Наконец, после беспокойной и, могу сказать, бессонной ночи, я на другой день утром отправляюсь в сенат, где действительно узнаю, что там приготовлено к слушанию дело по частной жалобе наследницы моего родного брата на неправильный будто бы раздел родового имения, совершенный нами при его жизни, с просьбою отобрать у меня все, чем владею. Как же я не знал о таком деле, которое, в случае успеха моей противницы, угрожало мне нищетою? Очень просто: дело шло частным, не апелляционным порядком. Первая просьба, поданная на меня в Д-й уездный суд поступила после законного срока, и была оставлена без уважения, а потому, как не требовавшая возражений по существу дела, и не была мне объявлена. Частная жалоба на это распоряжение суда подана в гражданскую палату опять после установленного для сего срока, и также оставлена без действия. Здесь, очевидно, было еще менее причин извещать меня о распоряжении палаты. Наконец, жалоба на палату в сенат опять принесена после срока, и департамент сената единогласно заключил оставить ее без уважения, но, через несколько дней, обер-прокурор этого департамента предложил свое мнение, что установленные законом сроки противницею моею не пропущены, и полагает рассмотреть дело по существу, восстановить ее права. Департамент несмотря на прежнее заключение, согласился с ним, – кроме кн. Д., который один нашел, что если за два дня назад он убедился, что сроки пропущены, и если не доказано, что при первом докладе числа были выставлены неверно, то он не видит причины переменить данное им мнение. Таким образом, дело поступило в общее собрание сената совершенно без моего ведома.

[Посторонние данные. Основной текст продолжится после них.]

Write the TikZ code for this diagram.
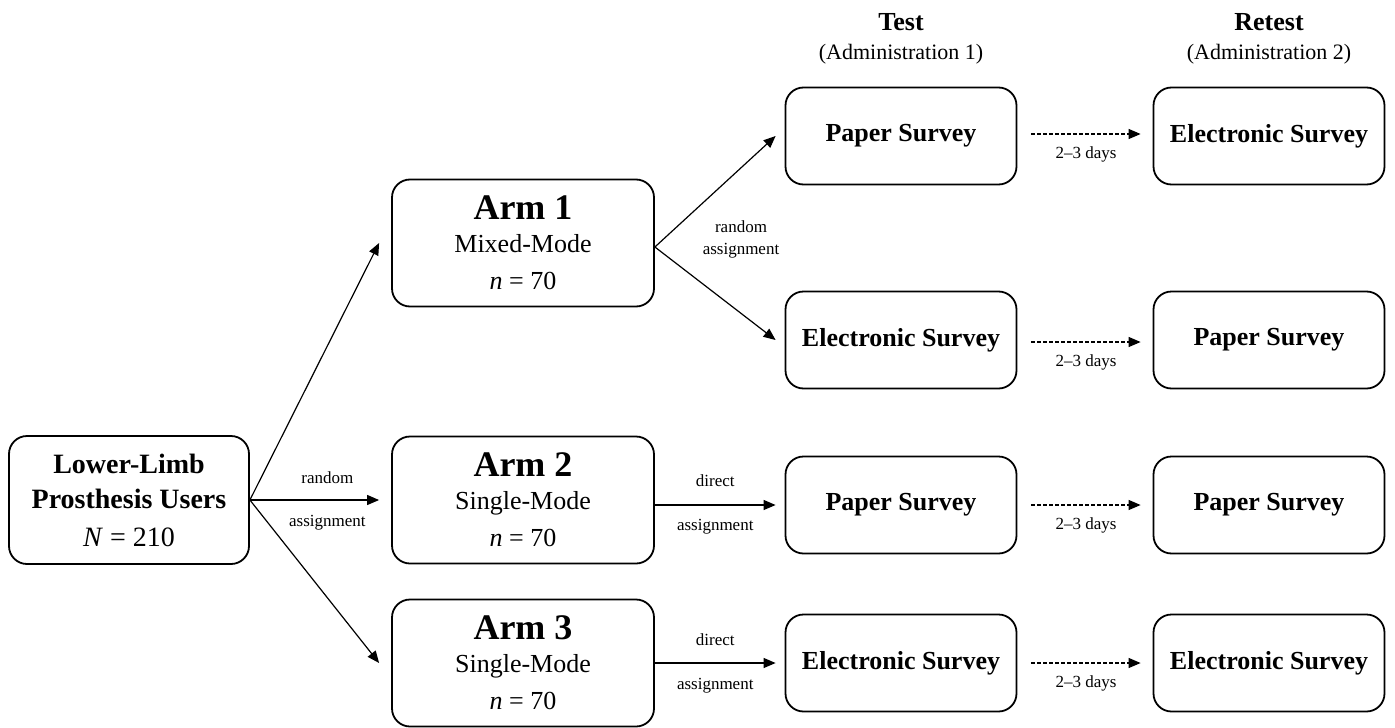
\documentclass[tikz,border=0pt]{standalone}
\usepackage{fontspec}
\setmainfont{Liberation Serif}
\usetikzlibrary{arrows.meta}
\begin{document}
\begin{tikzpicture}[x=1pt,y=-1pt,
  box/.style={draw, line width=1.8pt, rounded corners=18pt, fill=white, align=center, inner sep=0pt},
  armbox/.style={box, minimum width=262pt, minimum height=127pt, font=\fontsize{26}{35}\selectfont},
  mainbox/.style={box, minimum width=240pt, minimum height=128pt, font=\fontsize{28}{36}\selectfont},
  svbox/.style={box, minimum width=231pt, minimum height=97pt, font=\fontsize{26}{30}\selectfont\bfseries},
  arr/.style={-{Triangle[length=12pt,width=10pt]}, line width=1.2pt},
  darr/.style={-{Triangle[length=12pt,width=10pt]}, line width=1.1pt, dash pattern=on 3.5pt off 2.5pt},
  lab/.style={font=\fontsize{17}{19}\selectfont, inner sep=0pt},
  hdr/.style={font=\fontsize{26}{30}\selectfont\bfseries, inner sep=0pt},
  sub/.style={font=\fontsize{22}{26}\selectfont, inner sep=0pt}
]
\useasboundingbox (0,0) rectangle (1395,728);
\fill[white] (0,0) rectangle (1395,728);

% headers
\node[hdr] (hT) at (901,22) {Test};
\node[sub] (hA1) at (901,54) {(Administration 1)};
\node[hdr] (hR) at (1269,22) {Retest};
\node[sub] (hA2) at (1269,54) {(Administration 2)};

% main box
\node[mainbox] (main) at (129,500)
  {\bfseries Lower-Limb\\[-1pt]
   \bfseries Prosthesis Users\\[2pt]
   \textit{N} = 210};

% arms
\node[armbox] (arm1) at (523,243)
  {\fontsize{36}{35}\selectfont\bfseries Arm 1\\[-2pt]
   Mixed-Mode\\[2pt]
   \textit{n} = 70};
\node[armbox] (arm2) at (523,500)
  {\fontsize{36}{35}\selectfont\bfseries Arm 2\\[-2pt]
   Single-Mode\\[2pt]
   \textit{n} = 70};
\node[armbox] (arm3) at (523,663)
  {\fontsize{36}{35}\selectfont\bfseries Arm 3\\[-2pt]
   Single-Mode\\[2pt]
   \textit{n} = 70};

% test column
\node[svbox] (t1) at (901,136) {Paper Survey};
\node[svbox] (t2) at (901,340) {Electronic Survey};
\node[svbox] (t3) at (901,505) {Paper Survey};
\node[svbox] (t4) at (901,663) {Electronic Survey};

% retest column
\node[svbox] (r1) at (1269,136) {Electronic Survey};
\node[svbox] (r2) at (1269,340) {Paper Survey};
\node[svbox] (r3) at (1269,505) {Paper Survey};
\node[svbox] (r4) at (1269,663) {Electronic Survey};

% main to arms
\draw[arr] (main.east) -- ([xshift=-12pt]arm1.west);
\draw[arr] (main.east) -- node[lab, pos=0.6, yshift=22pt] (l1) {random}
  node[lab, pos=0.6, yshift=-23pt] (l2) {assignment} ([xshift=-12pt]arm2.west);
\draw[arr] (main.east) -- ([xshift=-12pt]arm3.west);

% arm1 random
\draw[arr] ([yshift=-4pt]arm1.east) -- ([xshift=-9pt]t1.west);
\draw[arr] ([yshift=-4pt]arm1.east) -- ([xshift=-9pt]t2.west);
\node[lab, align=center, font=\fontsize{17}{22}\selectfont] (l3) at (741,239) {random\\assignment};

% arm2/arm3 direct
\draw[arr] (arm2.east |- t3.west) -- node[lab, yshift=24pt] (l4) {direct}
  node[lab, yshift=-22pt] (l5) {assignment} ([xshift=-9pt]t3.west);
\draw[arr] (arm3.east |- t4.west) -- node[lab, yshift=23pt] (l6) {direct}
  node[lab, yshift=-23pt] (l7) {assignment} ([xshift=-9pt]t4.west);

% dashed test -> retest
\draw[darr] ([xshift=14pt,yshift=2pt]t1.east) -- node[lab, yshift=-20pt] (d1) {2–3 days} ([xshift=-12pt,yshift=2pt]r1.west);
\draw[darr] ([xshift=14pt,yshift=-2pt]t2.east) -- node[lab, yshift=-20pt] (d2) {2–3 days} ([xshift=-12pt,yshift=-2pt]r2.west);
\draw[darr] ([xshift=14pt]t3.east) -- node[lab, yshift=-20pt] (d3) {2–3 days} ([xshift=-12pt]r3.west);
\draw[darr] ([xshift=14pt]t4.east) -- node[lab, yshift=-20pt] (d4) {2–3 days} ([xshift=-12pt]r4.west);
\end{tikzpicture}
\end{document}
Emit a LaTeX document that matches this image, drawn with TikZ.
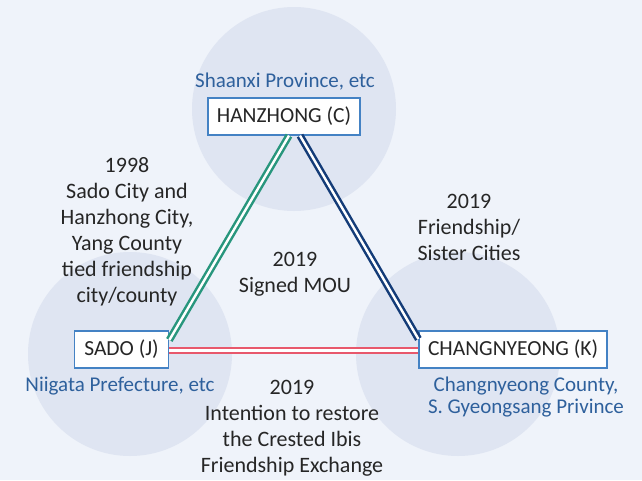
\documentclass[tikz,border=0pt]{standalone}
\usepackage{fontspec}
\setmainfont{Carlito}
\usetikzlibrary{positioning}

\definecolor{bgblue}{RGB}{239,243,250}
\definecolor{circblue}{RGB}{223,229,242}
\definecolor{boxblue}{RGB}{68,130,196}
\definecolor{labelblue}{RGB}{46,96,156}
\definecolor{tealline}{RGB}{40,150,125}
\definecolor{navyline}{RGB}{20,60,120}
\definecolor{redline}{RGB}{232,88,108}
\definecolor{textgray}{RGB}{38,38,38}

\tikzset{
  city/.style={draw=boxblue, line width=1.2pt, fill=white, minimum height=37pt,
    inner sep=0pt, font=\fontsize{21.5}{24}\selectfont, text=textgray},
  region/.style={text=labelblue, align=center, font=\fontsize{21}{22}\selectfont},
  note/.style={text=textgray, align=center, font=\fontsize{22}{26}\selectfont},
  link/.style={double=white, double distance=2.4pt, line width=2.5pt}
}

\begin{document}
\begin{tikzpicture}[x=1pt,y=-1pt]
        % Background and the three circles
        \fill[bgblue] (0,0) rectangle (642,480);
        \fill[circblue] (294,109) circle (102)
                        (130,354) circle (102)
                        (458,354) circle (102);

        % City boxes
        \node[city, minimum width=152pt] (hanzhong) at (284,116.5) {HANZHONG (C)};
        \node[city, minimum width=94.5pt] (sado) at (121.5,349.5) {SADO (J)};
        \node[city, minimum width=188pt] (chang) at (513,349.5) {CHANGNYEONG (K)};

        % Links between the cities
        \draw[link, draw=tealline] ([yshift=9.5pt]sado.east) -- ([xshift=5pt]hanzhong.south);
        \draw[link, draw=navyline] ([xshift=16pt]hanzhong.south) -- ([yshift=10.5pt]chang.west);
        \draw[link, draw=redline] ([yshift=-1pt]sado.east) -- ([yshift=-1pt]chang.west);

        % Region labels
        \node[region] (shaanxi) at (285,82) {Shaanxi Province, etc};
        \node[region] (niigata) at (120,386) {Niigata Prefecture, etc};
        \node[region] (gyeongsang) at (526,397) {Changnyeong County,\\S. Gyeongsang Privince};

        % Notes on the links
        \node[note] (note1998) at (127,232) {1998\\Sado City and\\Hanzhong City,\\Yang County\\tied friendship\\city/county};
        \node[note] (mou) at (295,274) {2019\\Signed MOU};
        \node[note] (sister) at (469,227.5) {2019\\Friendship/\\Sister Cities};
        \node[note] (ibis) at (292,428.5) {2019\\Intention to restore\\the Crested Ibis\\Friendship Exchange};
\end{tikzpicture}
\end{document}
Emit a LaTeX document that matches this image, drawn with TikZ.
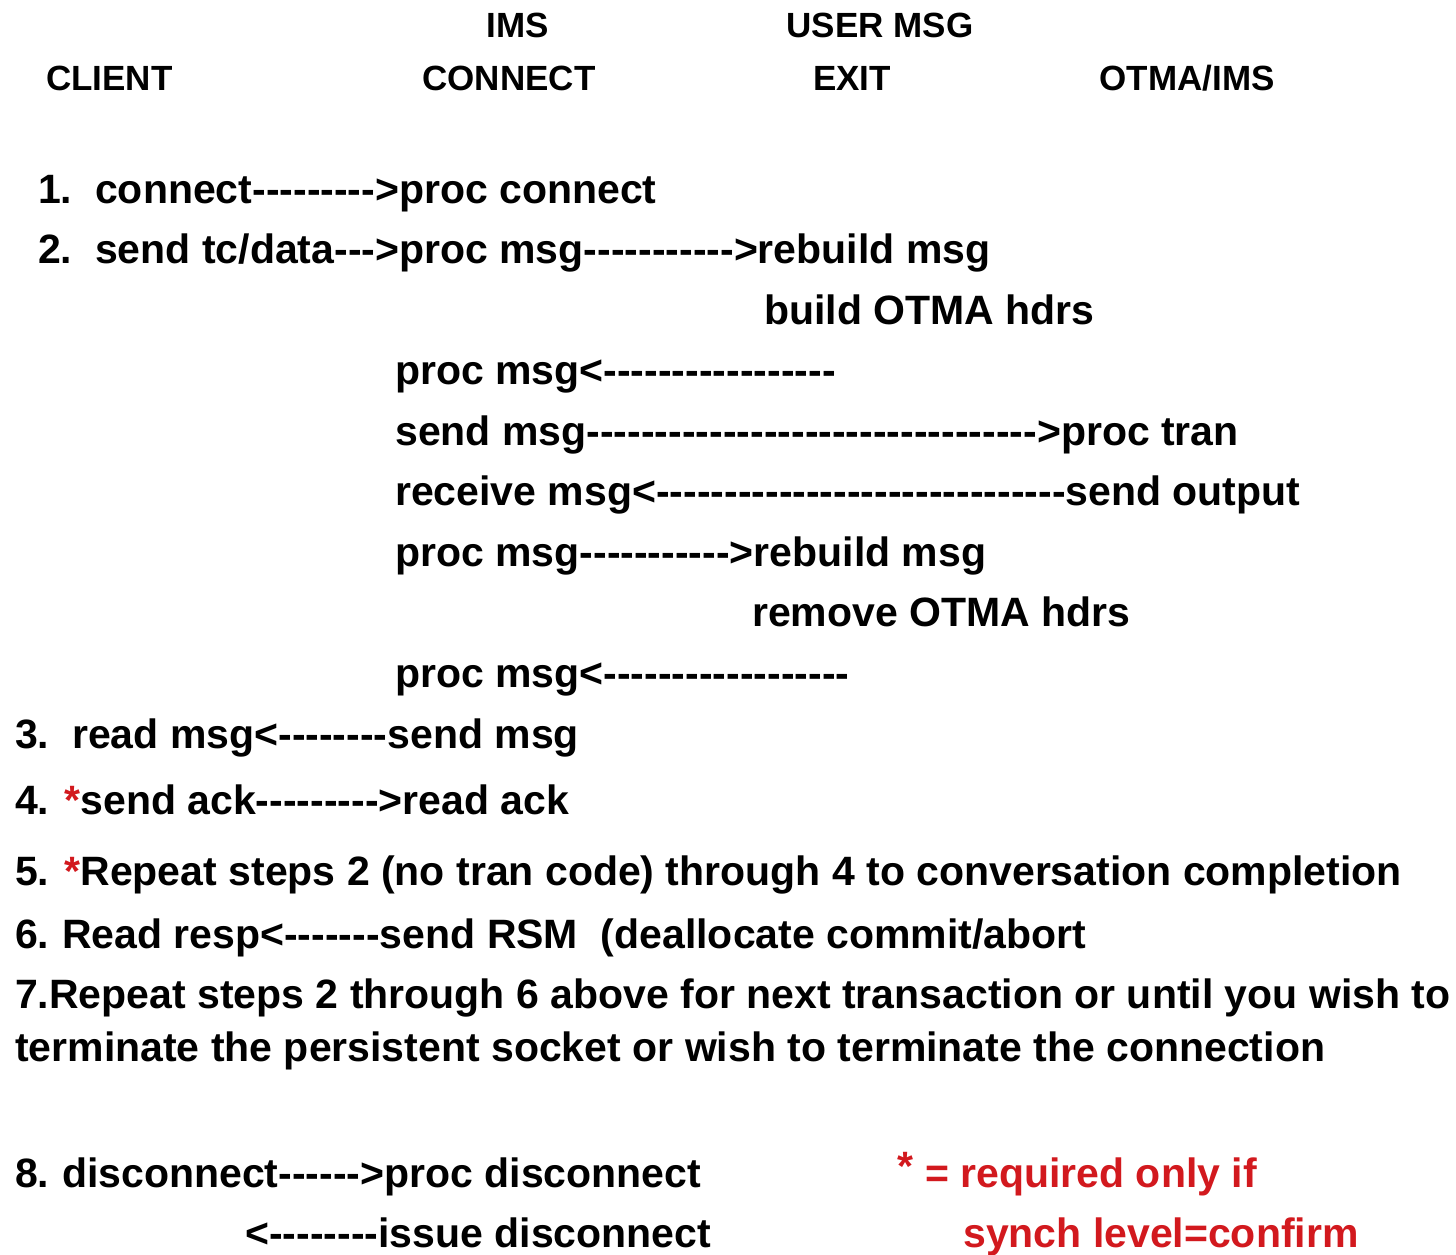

Пересмотрев печатную записку, приготовленную к докладу, я нашел, что в ней была пропущена одна весьма важная и существенная справка. Обер-секретарь сознался, что это сделано по упущению канцелярии, обещал ее пополнить; но это было только обещание, а где же ручательство, что обещание будет приведено в исполнение? Положение мое было безвыходно. С одной стороны, мне угрожало, если не разорение, потому что я твердо был уверен в святости моих прав, то, по крайней мере, продолжительная тяжба с издержками, конца которой нельзя было предвидеть; с другой, дело должно слушаться завтра. По закону, общее собрание формальных просьб не принимает, и мне оставался только один способ – довести до сведения сенаторов о недостатке в изложении доклада – посредством частной записки, врученной каждому сенатору отдельно. Но таких записок потребовалось бы до 30, которые если бы я успел составить, переписать и даже развести их по целой Москве, то сомнительно, чтобы сенаторы успели прочесть их с надлежащим вниманием. Повторяю, – я был в безвыходном положении!
Возложив все упование мое на Господа Бога, я решился покориться своей участи и ждать решения общего собрания. Вечером того же дня я встретился с одним из влиятельных сенаторов общего собрания и рассказал ему о неполноте приготовленного доклада. Он обещал обратить на это внимание и сдержал слово.
Не буду утомлять внимание читателей дальнейшим рассказом об этом деле: скажу только, что, на основании этой справки, пропущенной канцеляриею, и восстановленной сенатором, я дело выиграл и избавился от безконечной тяжбы, которая неминуемо отравила бы последние дни моей жизни.
Что же это такое? Простой, или необъяснимый случай? Неоспоримо, что могла случиться эксцентрическая мысль ехать из Петербурга в Москву, чтобы работать по делу, данному мне из центрального управления; могло случиться, что я приехал в Москву в среду, т. е. в один из двух дней в неделе, когда бывают обеды в Английском клубе, где я мог узнать о моем деле; могло случиться, что я встретился там с кн. Д. Но все это могло случиться отдельно, и не представило бы ничего необыкновенного, ничего удивительного; случившееся же в совокупности, это представляет же ряд событий в разумной целесообразной связи, и конечно не может быть признано нелепым случаем – даже потому, что слепое не видит, тогда как здесь эти события ясно и разумно руководили мною. Не должно также упускать из вида, что, приезжай я в Москву днем позже, – не узнать бы мне даже о существовании этого дела.
И как странно! Во все это время я сам как бы уклонялся от руководящей меня силы, например, не поехать обедать в клуб, не только не спешил на объяснение с кн. Д., но даже забыл о нем и т. п.
Соображая все это, нельзя не убедиться, что все происшедшее со мною совершилось не только вне моего разума и воли, но даже и вопреки этой последней; – а такое убеждение необходимо приведет к другому: что событие это, нося в себе все условия такого явления, которое верующие называют «чудом», никак не может быть отнесено не только к простому, но даже и необыкновенному случаю».